**Instructions for the task**
Set down every entry word for word. Omit the pictures.

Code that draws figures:

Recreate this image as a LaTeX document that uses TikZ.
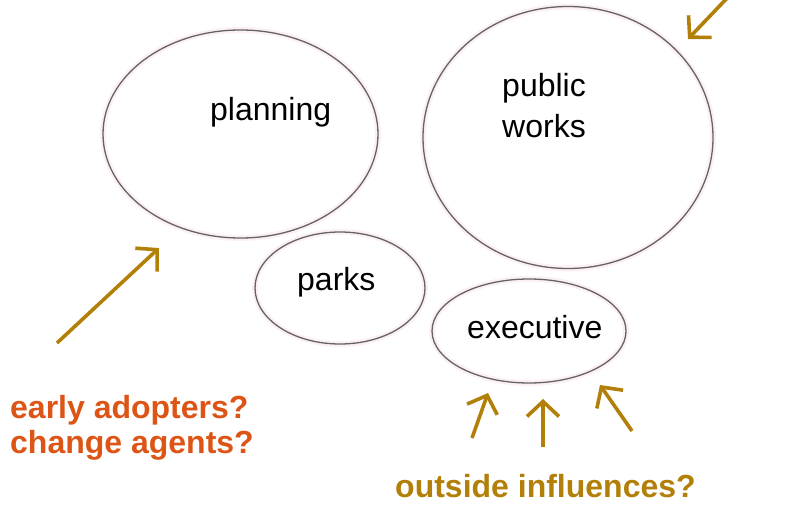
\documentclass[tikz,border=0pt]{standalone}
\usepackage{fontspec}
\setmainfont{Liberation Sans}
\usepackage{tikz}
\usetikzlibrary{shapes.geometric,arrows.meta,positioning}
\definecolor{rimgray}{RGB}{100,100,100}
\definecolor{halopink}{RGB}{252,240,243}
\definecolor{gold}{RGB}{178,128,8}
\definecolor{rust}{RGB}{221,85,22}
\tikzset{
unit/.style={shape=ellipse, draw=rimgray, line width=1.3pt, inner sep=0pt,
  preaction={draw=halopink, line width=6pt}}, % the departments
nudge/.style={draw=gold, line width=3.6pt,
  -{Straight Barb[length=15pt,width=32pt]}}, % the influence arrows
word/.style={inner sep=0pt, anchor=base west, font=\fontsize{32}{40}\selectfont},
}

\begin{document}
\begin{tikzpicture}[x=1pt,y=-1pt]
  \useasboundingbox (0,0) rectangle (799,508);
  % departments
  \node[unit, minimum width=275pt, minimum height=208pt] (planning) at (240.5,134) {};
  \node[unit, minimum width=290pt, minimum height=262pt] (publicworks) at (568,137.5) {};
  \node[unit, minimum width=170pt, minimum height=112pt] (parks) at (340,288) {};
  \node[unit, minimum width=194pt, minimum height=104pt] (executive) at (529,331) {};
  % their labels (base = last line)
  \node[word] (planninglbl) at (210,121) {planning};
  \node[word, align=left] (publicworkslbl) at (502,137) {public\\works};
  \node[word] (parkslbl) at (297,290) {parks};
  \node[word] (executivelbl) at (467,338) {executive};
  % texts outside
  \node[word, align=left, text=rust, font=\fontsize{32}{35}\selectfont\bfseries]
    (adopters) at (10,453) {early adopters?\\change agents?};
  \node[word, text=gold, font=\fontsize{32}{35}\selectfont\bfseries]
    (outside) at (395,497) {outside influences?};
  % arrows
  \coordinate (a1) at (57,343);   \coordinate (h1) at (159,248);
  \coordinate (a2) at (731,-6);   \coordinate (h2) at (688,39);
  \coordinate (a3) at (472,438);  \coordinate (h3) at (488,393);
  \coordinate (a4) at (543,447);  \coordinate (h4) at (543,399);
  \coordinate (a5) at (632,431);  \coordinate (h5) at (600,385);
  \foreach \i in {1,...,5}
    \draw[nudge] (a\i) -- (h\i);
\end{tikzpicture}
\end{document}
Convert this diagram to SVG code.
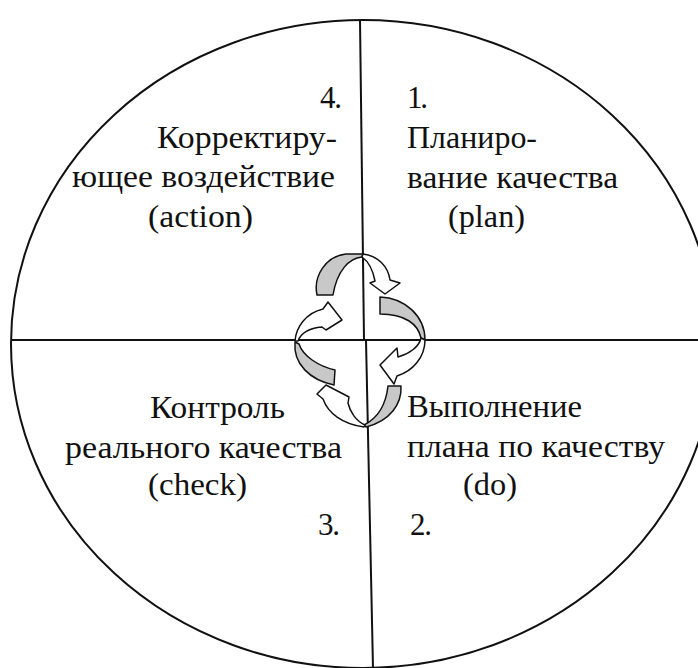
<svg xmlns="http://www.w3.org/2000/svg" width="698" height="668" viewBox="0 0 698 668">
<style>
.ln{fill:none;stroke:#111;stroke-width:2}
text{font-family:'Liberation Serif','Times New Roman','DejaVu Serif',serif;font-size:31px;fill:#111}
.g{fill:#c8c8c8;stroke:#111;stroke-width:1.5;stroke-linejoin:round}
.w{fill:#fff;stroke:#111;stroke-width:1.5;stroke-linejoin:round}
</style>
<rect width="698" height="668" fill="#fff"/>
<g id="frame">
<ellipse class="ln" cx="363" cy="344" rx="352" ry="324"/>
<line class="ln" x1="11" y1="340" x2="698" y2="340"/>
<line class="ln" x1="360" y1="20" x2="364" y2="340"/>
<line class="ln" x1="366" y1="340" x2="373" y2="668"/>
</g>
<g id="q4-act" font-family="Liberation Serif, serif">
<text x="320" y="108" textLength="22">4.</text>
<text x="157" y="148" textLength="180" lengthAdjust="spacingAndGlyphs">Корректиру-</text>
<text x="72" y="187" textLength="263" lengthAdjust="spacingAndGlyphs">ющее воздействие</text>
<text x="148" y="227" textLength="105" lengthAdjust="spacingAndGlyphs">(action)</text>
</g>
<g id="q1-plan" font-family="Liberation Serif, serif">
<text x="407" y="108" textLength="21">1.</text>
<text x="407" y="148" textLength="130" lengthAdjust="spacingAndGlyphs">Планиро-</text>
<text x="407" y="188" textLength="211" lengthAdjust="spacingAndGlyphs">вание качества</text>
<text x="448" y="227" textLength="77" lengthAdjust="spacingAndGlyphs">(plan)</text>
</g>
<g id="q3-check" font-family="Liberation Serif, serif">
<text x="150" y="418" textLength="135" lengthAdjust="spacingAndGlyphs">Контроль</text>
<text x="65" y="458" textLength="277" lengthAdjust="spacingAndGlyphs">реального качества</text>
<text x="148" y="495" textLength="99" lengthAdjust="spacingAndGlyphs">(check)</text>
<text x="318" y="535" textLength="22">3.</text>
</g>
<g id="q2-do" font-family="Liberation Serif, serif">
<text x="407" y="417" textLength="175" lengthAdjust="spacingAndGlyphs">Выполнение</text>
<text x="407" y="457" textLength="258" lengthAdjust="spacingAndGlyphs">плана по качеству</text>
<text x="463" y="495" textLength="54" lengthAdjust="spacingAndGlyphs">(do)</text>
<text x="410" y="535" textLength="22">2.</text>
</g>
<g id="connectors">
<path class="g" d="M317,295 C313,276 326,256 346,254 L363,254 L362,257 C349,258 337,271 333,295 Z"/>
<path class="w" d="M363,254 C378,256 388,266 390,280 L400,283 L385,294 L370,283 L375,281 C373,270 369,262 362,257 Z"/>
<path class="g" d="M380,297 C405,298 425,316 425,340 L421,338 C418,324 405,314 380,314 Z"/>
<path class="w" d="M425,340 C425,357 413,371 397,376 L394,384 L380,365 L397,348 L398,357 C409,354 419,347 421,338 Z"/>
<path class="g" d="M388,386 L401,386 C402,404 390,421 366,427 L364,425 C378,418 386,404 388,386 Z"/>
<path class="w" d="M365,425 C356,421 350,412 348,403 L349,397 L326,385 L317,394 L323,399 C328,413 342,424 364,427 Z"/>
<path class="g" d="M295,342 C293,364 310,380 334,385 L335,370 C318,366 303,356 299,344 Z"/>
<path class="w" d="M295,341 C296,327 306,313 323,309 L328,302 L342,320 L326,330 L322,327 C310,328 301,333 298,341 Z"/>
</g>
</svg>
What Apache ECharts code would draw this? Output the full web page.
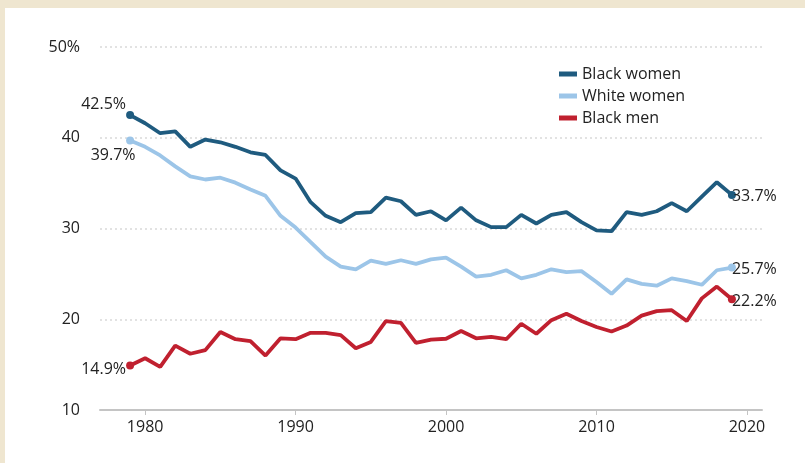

**Worked solution**
Recreate this image as a LaTeX document that uses TikZ.
\documentclass[tikz,border=0pt]{standalone}
\usepackage{fontspec}
\setmainfont{Liberation Sans}
\usepackage{tikz}
\usetikzlibrary{shapes.geometric,arrows.meta,positioning}
\definecolor{rimgray}{RGB}{100,100,100}
\definecolor{halopink}{RGB}{252,240,243}
\definecolor{gold}{RGB}{178,128,8}
\definecolor{rust}{RGB}{221,85,22}
\tikzset{
unit/.style={shape=ellipse, draw=rimgray, line width=1.3pt, inner sep=0pt,
  preaction={draw=halopink, line width=6pt}}, % the departments
nudge/.style={draw=gold, line width=3.6pt,
  -{Straight Barb[length=15pt,width=32pt]}}, % the influence arrows
word/.style={inner sep=0pt, anchor=base west, font=\fontsize{32}{40}\selectfont},
}

\begin{document}
\begin{tikzpicture}[x=1pt,y=-1pt]
  \useasboundingbox (0,0) rectangle (799,508);
  % departments
  \node[unit, minimum width=275pt, minimum height=208pt] (planning) at (240.5,134) {};
  \node[unit, minimum width=290pt, minimum height=262pt] (publicworks) at (568,137.5) {};
  \node[unit, minimum width=170pt, minimum height=112pt] (parks) at (340,288) {};
  \node[unit, minimum width=194pt, minimum height=104pt] (executive) at (529,331) {};
  % their labels (base = last line)
  \node[word] (planninglbl) at (210,121) {planning};
  \node[word, align=left] (publicworkslbl) at (502,137) {public\\works};
  \node[word] (parkslbl) at (297,290) {parks};
  \node[word] (executivelbl) at (467,338) {executive};
  % texts outside
  \node[word, align=left, text=rust, font=\fontsize{32}{35}\selectfont\bfseries]
    (adopters) at (10,453) {early adopters?\\change agents?};
  \node[word, text=gold, font=\fontsize{32}{35}\selectfont\bfseries]
    (outside) at (395,497) {outside influences?};
  % arrows
  \coordinate (a1) at (57,343);   \coordinate (h1) at (159,248);
  \coordinate (a2) at (731,-6);   \coordinate (h2) at (688,39);
  \coordinate (a3) at (472,438);  \coordinate (h3) at (488,393);
  \coordinate (a4) at (543,447);  \coordinate (h4) at (543,399);
  \coordinate (a5) at (632,431);  \coordinate (h5) at (600,385);
  \foreach \i in {1,...,5}
    \draw[nudge] (a\i) -- (h\i);
\end{tikzpicture}
\end{document}
Convert this diagram to SVG code.
<svg xmlns="http://www.w3.org/2000/svg" width="698" height="668" viewBox="0 0 698 668">
<style>
.ln{fill:none;stroke:#111;stroke-width:2}
text{font-family:'Liberation Serif','Times New Roman','DejaVu Serif',serif;font-size:31px;fill:#111}
.g{fill:#c8c8c8;stroke:#111;stroke-width:1.5;stroke-linejoin:round}
.w{fill:#fff;stroke:#111;stroke-width:1.5;stroke-linejoin:round}
</style>
<rect width="698" height="668" fill="#fff"/>
<g id="frame">
<ellipse class="ln" cx="363" cy="344" rx="352" ry="324"/>
<line class="ln" x1="11" y1="340" x2="698" y2="340"/>
<line class="ln" x1="360" y1="20" x2="364" y2="340"/>
<line class="ln" x1="366" y1="340" x2="373" y2="668"/>
</g>
<g id="q4-act" font-family="Liberation Serif, serif">
<text x="320" y="108" textLength="22">4.</text>
<text x="157" y="148" textLength="180" lengthAdjust="spacingAndGlyphs">Корректиру-</text>
<text x="72" y="187" textLength="263" lengthAdjust="spacingAndGlyphs">ющее воздействие</text>
<text x="148" y="227" textLength="105" lengthAdjust="spacingAndGlyphs">(action)</text>
</g>
<g id="q1-plan" font-family="Liberation Serif, serif">
<text x="407" y="108" textLength="21">1.</text>
<text x="407" y="148" textLength="130" lengthAdjust="spacingAndGlyphs">Планиро-</text>
<text x="407" y="188" textLength="211" lengthAdjust="spacingAndGlyphs">вание качества</text>
<text x="448" y="227" textLength="77" lengthAdjust="spacingAndGlyphs">(plan)</text>
</g>
<g id="q3-check" font-family="Liberation Serif, serif">
<text x="150" y="418" textLength="135" lengthAdjust="spacingAndGlyphs">Контроль</text>
<text x="65" y="458" textLength="277" lengthAdjust="spacingAndGlyphs">реального качества</text>
<text x="148" y="495" textLength="99" lengthAdjust="spacingAndGlyphs">(check)</text>
<text x="318" y="535" textLength="22">3.</text>
</g>
<g id="q2-do" font-family="Liberation Serif, serif">
<text x="407" y="417" textLength="175" lengthAdjust="spacingAndGlyphs">Выполнение</text>
<text x="407" y="457" textLength="258" lengthAdjust="spacingAndGlyphs">плана по качеству</text>
<text x="463" y="495" textLength="54" lengthAdjust="spacingAndGlyphs">(do)</text>
<text x="410" y="535" textLength="22">2.</text>
</g>
<g id="connectors">
<path class="g" d="M317,295 C313,276 326,256 346,254 L363,254 L362,257 C349,258 337,271 333,295 Z"/>
<path class="w" d="M363,254 C378,256 388,266 390,280 L400,283 L385,294 L370,283 L375,281 C373,270 369,262 362,257 Z"/>
<path class="g" d="M380,297 C405,298 425,316 425,340 L421,338 C418,324 405,314 380,314 Z"/>
<path class="w" d="M425,340 C425,357 413,371 397,376 L394,384 L380,365 L397,348 L398,357 C409,354 419,347 421,338 Z"/>
<path class="g" d="M388,386 L401,386 C402,404 390,421 366,427 L364,425 C378,418 386,404 388,386 Z"/>
<path class="w" d="M365,425 C356,421 350,412 348,403 L349,397 L326,385 L317,394 L323,399 C328,413 342,424 364,427 Z"/>
<path class="g" d="M295,342 C293,364 310,380 334,385 L335,370 C318,366 303,356 299,344 Z"/>
<path class="w" d="M295,341 C296,327 306,313 323,309 L328,302 L342,320 L326,330 L322,327 C310,328 301,333 298,341 Z"/>
</g>
</svg>
What Apache ECharts code would draw this? Output the full web page.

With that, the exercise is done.